Imaging, recording and lesioning studies implicate the basal ganglia and anatomically related regions of frontal cortex in visuomotor learning. Two experiments were conducted to elucidate the role of frontal cortex and striatum in visuomotor learning. Several tasks were used to characterize motor function including: a visuomotor reaction time (VSRT) task, measuring response speed and accuracy to luminance cues; simple stimulus-response (S-R) learning, measuring VSRT improvements when cues occurred in consistent locations over several trials; and a serial reaction time (SRT) task measuring motor sequence learning. SRT learning was characterized by incremental changes in reaction time (RT) when trained with the same sequence across daily sessions and by abrupt RT changes when switched to random sequence sessions.

In experiment 1, rats with excitotoxic lesions in primary (M1) or secondary (M2) motor cortex, primary and secondary (M1M2) motor cortices, medial prefrontal cortex (mPF) or sham surgery were tested on these tasks. Cortical lesions slowed RT in the VSRT task but did not impair short- or long-term simple S-R learning. Cortical lesions increased RTs for the initial response of a 5-response sequence in the SRT task that was exacerbated when performing repeated (learned) sequences. All groups demonstrated visuomotor sequence learning including incremental changes in RTs for later responses in learned sequences that reversed abruptly when switched to random sequences.

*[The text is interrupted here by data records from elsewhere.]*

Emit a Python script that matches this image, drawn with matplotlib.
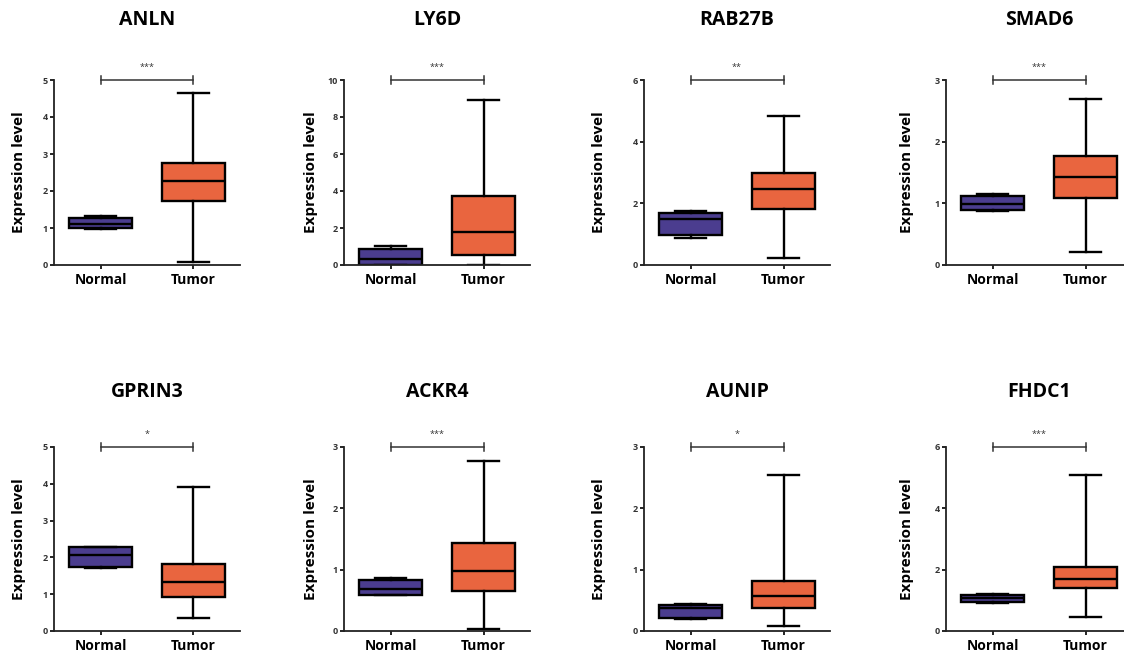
import matplotlib
matplotlib.use("Agg")
import matplotlib.pyplot as plt

plt.rcParams['font.family'] = ['Open Sans', 'DejaVu Sans']

genes = ["ANLN", "LY6D", "RAB27B", "SMAD6", "GPRIN3", "ACKR4", "AUNIP", "FHDC1"]
groups = ["Normal", "Tumor"]
# [whislo, q1, median, q3, whishi]
normal_stats = [
    [0.98, 1.01, 1.11, 1.26, 1.32],
    [0.00, 0.02, 0.32, 0.88, 1.01],
    [0.88, 0.98, 1.48, 1.70, 1.74],
    [0.875, 0.89, 0.99, 1.12, 1.15],
    [1.72, 1.75, 2.06, 2.27, 2.28],
    [0.58, 0.59, 0.69, 0.83, 0.86],
    [0.19, 0.22, 0.37, 0.43, 0.44],
    [0.90, 0.93, 1.07, 1.17, 1.21],
]
tumor_stats = [
    [0.08, 1.74, 2.26, 2.75, 4.65],
    [0.02, 0.52, 1.79, 3.74, 8.90],
    [0.24, 1.81, 2.45, 2.97, 4.83],
    [0.21, 1.08, 1.43, 1.77, 2.70],
    [0.36, 0.93, 1.32, 1.82, 3.91],
    [0.04, 0.65, 0.98, 1.44, 2.77],
    [0.08, 0.38, 0.57, 0.81, 2.54],
    [0.455, 1.40, 1.71, 2.08, 5.08],
]
y_max = [5, 10, 6, 3, 5, 3, 3, 6]
y_step = [1, 2, 2, 1, 1, 1, 1, 2]
signif = ["***", "***", "**", "***", "*", "***", "*", "***"]

colors = ["#4b3d8f", "#e9653f"]

W, H = 1124, 654
fig = plt.figure(figsize=(W / 100, H / 100), dpi=100)

lefts = [54, 344, 644, 946]
rows = [(80, 265), (447, 631)]
title_y = [20, 392]
label_off = [-36, -34, -45, -40]
aw = 186

for i, g in enumerate(genes):
    r, c = divmod(i, 4)
    top, bot = rows[r]
    ax = fig.add_axes([lefts[c] / W, (H - bot) / H, aw / W, (bot - top) / H])
    stats = []
    for lab, s in zip(groups, [normal_stats[i], tumor_stats[i]]):
        stats.append(dict(label=lab, whislo=s[0], q1=s[1], med=s[2], q3=s[3], whishi=s[4], fliers=[]))
    bp = ax.bxp(stats, positions=[1, 2], widths=0.67, patch_artist=True, showfliers=False,
                boxprops=dict(linewidth=1.7, edgecolor="black"),
                medianprops=dict(color="black", linewidth=1.7),
                whiskerprops=dict(color="black", linewidth=1.7),
                capprops=dict(color="black", linewidth=1.7),
                capwidths=0.34)
    for patch, col in zip(bp['boxes'], colors):
        patch.set_facecolor(col)
    ax.set_xlim(0.5, 2.5)
    ax.set_ylim(0, y_max[i])
    ax.set_yticks(range(0, y_max[i] + 1, y_step[i]))
    for sp in ["top", "right"]:
        ax.spines[sp].set_visible(False)
    for sp in ["left", "bottom"]:
        ax.spines[sp].set_linewidth(1.3)
        ax.spines[sp].set_color("#222222")
    ax.tick_params(axis="y", labelsize=6.5, width=1.2, length=3, pad=1.5)
    ax.tick_params(axis="x", labelsize=10, width=1.2, length=3, pad=3)
    for t in ax.get_yticklabels():
        t.set_fontweight("bold")
        t.set_color("#333333")
    for t in ax.get_xticklabels():
        t.set_fontweight("bold")
    ax.set_ylabel("Expression level", fontsize=11, fontweight="bold")
    ax.yaxis.set_label_coords((label_off[c] + 7.5) / aw, 0.5)
    cx = (lefts[c] + aw / 2) / W
    fig.text(cx, (H - title_y[r]) / H, g, ha="center", va="center", fontsize=14, fontweight="bold")
    # significance bracket (H-shaped ends)
    yb = y_max[i]
    tick_h = y_max[i] * 0.022
    ax.plot([1, 2], [yb, yb], color="#333333", lw=1.1, clip_on=False)
    for xp in (1, 2):
        ax.plot([xp, xp], [yb - tick_h, yb + tick_h], color="#333333", lw=1.1, clip_on=False)
    ax.text(1.5, yb + y_max[i] * 0.045, signif[i], ha="center", va="bottom", fontsize=6.5, color="#333333")

fig.savefig("out.png", dpi=100)
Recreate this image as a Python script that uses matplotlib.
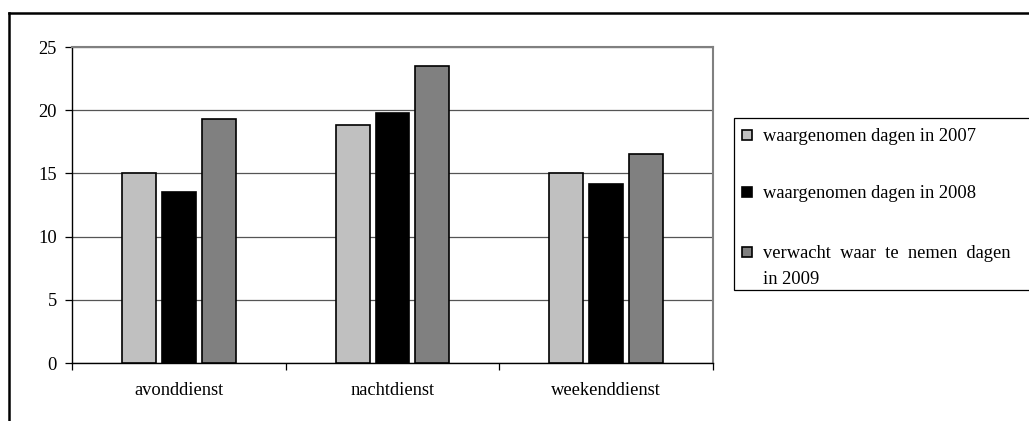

Rats in experiment 2 were given lesions in dorsolateral striatum, dorsomedial striatum, complete dorsal striatum, ventral striatum and sham surgery. Rats with ventral striatal lesions were unimpaired on any visuomotor task demonstrating shorter RTs than controls on most measures. Dorsomedial striatal lesions significantly impaired all VSRT performance measures. Striatal lesions had no effect on short or long-term simple S-R learning. Lesions involving dorsomedial striatum disrupted initiation of motor sequences in the SRT task. This impairment was exaggerated when performing well-learned sequences. Striatal lesions did not disrupt the incremental RT changes of later responses in the sequence indicative of motor learning. Results suggest that cortico-striatal circuits are involved in initiating learned motor sequences consistent with a role in motor planning. These circuits do not appear essential for acquisition or execution of learned visuomotor sequences.